- SHORT TASK
Will you output the lines between the ones holding "Clone this chart" and "const frontData = frontNames.map((name, i)", inclusive, exactly as they stand, and only those lines, with the pictures left out?

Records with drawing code
------

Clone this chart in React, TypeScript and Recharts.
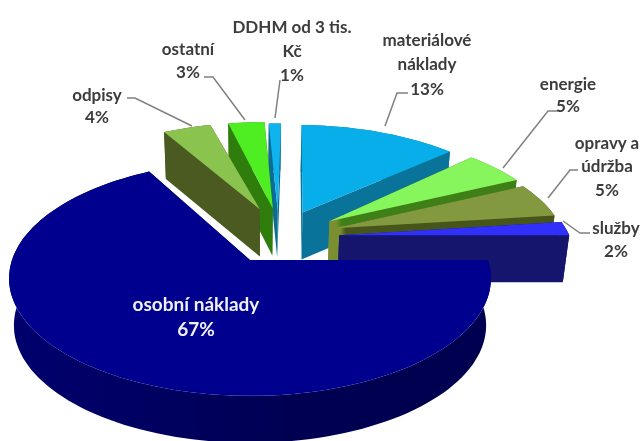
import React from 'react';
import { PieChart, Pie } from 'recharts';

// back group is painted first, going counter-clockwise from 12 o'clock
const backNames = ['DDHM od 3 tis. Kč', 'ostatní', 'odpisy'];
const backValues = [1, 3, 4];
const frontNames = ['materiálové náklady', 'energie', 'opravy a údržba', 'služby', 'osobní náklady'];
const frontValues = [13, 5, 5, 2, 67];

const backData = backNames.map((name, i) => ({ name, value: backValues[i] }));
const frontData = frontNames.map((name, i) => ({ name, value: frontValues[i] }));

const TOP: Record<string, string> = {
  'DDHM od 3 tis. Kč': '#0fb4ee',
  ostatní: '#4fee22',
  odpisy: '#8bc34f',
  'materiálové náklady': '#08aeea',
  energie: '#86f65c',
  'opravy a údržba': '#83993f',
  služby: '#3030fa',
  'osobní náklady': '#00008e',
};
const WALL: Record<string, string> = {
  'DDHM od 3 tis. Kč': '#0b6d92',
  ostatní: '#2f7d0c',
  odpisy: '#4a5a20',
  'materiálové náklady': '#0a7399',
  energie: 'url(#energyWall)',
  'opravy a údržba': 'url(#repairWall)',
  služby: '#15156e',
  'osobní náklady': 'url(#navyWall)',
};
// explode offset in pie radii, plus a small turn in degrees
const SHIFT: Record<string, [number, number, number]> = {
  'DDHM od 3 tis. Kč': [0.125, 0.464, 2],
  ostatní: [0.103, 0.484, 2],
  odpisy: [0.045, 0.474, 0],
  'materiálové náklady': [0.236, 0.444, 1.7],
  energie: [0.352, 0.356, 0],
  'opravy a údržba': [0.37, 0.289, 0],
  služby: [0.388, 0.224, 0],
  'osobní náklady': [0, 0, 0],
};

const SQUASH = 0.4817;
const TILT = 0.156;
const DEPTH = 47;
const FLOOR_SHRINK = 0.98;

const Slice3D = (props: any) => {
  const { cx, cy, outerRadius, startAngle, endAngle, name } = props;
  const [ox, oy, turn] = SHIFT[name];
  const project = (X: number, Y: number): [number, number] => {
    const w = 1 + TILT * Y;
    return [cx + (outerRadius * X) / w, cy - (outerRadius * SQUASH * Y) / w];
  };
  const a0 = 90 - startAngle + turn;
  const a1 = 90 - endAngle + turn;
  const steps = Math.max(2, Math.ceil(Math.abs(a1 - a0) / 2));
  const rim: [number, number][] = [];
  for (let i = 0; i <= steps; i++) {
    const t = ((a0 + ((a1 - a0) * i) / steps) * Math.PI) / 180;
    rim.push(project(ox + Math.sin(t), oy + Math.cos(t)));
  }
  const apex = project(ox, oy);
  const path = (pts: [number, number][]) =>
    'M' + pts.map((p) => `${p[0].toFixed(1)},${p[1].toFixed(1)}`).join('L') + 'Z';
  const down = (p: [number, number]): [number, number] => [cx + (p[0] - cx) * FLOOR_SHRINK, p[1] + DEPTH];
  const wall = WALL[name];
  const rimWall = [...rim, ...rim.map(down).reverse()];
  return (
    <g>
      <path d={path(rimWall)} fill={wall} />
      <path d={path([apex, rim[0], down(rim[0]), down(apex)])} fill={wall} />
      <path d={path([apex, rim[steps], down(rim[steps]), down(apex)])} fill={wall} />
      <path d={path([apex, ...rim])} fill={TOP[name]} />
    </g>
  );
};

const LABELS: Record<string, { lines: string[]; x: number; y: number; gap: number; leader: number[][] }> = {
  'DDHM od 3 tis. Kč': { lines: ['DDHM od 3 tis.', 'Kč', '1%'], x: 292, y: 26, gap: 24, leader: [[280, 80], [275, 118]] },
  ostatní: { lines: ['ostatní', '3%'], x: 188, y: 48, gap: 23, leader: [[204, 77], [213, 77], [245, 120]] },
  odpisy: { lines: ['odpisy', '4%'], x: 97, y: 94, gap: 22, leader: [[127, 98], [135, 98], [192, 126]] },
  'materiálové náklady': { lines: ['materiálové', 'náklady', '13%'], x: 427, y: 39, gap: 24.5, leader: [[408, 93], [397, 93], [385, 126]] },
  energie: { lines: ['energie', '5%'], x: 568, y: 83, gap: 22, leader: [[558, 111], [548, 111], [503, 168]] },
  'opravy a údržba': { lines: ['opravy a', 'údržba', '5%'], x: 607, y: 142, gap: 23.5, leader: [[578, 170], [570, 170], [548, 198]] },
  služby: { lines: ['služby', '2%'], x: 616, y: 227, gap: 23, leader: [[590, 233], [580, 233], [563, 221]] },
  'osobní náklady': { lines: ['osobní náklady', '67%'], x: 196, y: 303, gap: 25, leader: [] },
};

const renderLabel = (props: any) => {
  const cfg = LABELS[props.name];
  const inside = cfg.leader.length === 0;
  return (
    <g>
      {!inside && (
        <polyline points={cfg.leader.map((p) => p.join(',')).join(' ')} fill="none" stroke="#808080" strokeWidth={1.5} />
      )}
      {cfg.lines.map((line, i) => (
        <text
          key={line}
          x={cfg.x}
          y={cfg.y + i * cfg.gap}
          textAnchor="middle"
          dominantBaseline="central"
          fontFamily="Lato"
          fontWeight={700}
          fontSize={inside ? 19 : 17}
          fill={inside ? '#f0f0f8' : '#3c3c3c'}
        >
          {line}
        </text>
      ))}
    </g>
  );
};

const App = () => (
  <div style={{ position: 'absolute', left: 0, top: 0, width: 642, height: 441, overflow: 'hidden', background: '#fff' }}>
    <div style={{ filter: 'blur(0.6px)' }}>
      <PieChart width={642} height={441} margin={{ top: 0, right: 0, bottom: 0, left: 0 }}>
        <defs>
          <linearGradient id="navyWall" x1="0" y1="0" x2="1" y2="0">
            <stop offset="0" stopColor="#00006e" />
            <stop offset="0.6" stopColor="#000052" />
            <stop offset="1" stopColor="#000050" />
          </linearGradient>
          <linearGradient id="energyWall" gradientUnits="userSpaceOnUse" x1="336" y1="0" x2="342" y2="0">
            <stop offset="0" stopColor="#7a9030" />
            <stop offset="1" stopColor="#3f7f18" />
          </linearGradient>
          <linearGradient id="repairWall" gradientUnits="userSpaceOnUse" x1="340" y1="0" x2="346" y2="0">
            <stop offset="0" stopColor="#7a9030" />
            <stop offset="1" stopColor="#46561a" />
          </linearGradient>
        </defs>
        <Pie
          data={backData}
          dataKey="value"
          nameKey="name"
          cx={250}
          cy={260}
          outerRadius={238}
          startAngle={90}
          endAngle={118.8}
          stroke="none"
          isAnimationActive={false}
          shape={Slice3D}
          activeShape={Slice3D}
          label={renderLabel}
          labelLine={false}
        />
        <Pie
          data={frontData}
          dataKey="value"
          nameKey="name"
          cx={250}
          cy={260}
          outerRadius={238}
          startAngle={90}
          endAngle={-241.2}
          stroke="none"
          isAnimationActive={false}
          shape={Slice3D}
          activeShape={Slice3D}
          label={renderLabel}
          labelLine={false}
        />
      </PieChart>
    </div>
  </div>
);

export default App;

------

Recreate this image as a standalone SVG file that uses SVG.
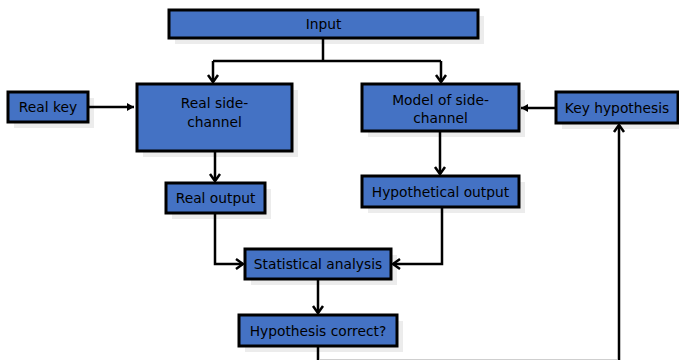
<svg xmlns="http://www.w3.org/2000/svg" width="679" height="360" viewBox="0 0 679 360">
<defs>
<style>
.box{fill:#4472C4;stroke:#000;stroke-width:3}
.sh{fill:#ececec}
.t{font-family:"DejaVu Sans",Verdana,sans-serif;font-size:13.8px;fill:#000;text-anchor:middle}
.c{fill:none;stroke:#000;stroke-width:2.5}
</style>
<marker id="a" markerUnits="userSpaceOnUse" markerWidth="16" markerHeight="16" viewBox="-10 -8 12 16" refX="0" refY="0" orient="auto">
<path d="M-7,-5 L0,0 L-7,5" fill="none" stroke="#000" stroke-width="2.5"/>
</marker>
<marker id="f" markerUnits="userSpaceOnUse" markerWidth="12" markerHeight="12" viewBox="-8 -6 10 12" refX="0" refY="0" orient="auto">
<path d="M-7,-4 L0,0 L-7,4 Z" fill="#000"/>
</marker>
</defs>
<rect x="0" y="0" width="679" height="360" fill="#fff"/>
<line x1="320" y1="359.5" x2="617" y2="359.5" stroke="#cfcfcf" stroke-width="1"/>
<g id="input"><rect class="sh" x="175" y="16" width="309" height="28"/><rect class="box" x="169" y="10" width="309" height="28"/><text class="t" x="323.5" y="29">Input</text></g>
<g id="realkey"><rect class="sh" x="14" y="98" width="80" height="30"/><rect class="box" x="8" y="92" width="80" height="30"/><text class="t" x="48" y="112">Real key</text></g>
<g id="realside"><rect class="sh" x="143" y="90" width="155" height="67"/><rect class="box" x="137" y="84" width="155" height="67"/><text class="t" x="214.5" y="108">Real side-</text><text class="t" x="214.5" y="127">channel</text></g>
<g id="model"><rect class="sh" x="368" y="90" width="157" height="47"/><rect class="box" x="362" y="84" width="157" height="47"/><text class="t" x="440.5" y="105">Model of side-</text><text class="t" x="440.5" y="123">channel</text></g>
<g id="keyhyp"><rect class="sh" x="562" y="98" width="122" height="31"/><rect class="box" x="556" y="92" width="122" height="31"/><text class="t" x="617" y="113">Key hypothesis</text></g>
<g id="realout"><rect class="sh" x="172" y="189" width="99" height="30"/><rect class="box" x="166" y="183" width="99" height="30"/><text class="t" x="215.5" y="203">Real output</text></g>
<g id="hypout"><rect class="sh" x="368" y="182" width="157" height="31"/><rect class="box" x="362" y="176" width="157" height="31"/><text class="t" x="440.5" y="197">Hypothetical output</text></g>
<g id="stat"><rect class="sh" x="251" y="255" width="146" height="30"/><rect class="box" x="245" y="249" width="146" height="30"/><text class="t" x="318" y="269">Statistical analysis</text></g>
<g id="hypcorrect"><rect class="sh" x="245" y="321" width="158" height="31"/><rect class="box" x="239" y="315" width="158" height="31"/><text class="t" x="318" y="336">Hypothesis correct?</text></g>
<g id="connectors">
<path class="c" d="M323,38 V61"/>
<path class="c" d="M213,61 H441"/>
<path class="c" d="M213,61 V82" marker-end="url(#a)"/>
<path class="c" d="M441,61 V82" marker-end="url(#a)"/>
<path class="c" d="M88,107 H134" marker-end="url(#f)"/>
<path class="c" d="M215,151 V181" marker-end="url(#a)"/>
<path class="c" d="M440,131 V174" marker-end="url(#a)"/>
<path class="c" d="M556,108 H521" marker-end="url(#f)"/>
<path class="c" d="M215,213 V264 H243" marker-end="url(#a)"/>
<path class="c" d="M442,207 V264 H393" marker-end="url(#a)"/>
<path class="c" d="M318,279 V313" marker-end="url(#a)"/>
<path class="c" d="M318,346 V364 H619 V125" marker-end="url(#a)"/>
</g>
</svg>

------

- EXERCISE SOLUTION
Clone this chart in React, TypeScript and Recharts.
import React from 'react';
import { PieChart, Pie } from 'recharts';

// back group is painted first, going counter-clockwise from 12 o'clock
const backNames = ['DDHM od 3 tis. Kč', 'ostatní', 'odpisy'];
const backValues = [1, 3, 4];
const frontNames = ['materiálové náklady', 'energie', 'opravy a údržba', 'služby', 'osobní náklady'];
const frontValues = [13, 5, 5, 2, 67];

const backData = backNames.map((name, i) => ({ name, value: backValues[i] }));
const frontData = frontNames.map((name, i) => ({ name, value: frontValues[i] }));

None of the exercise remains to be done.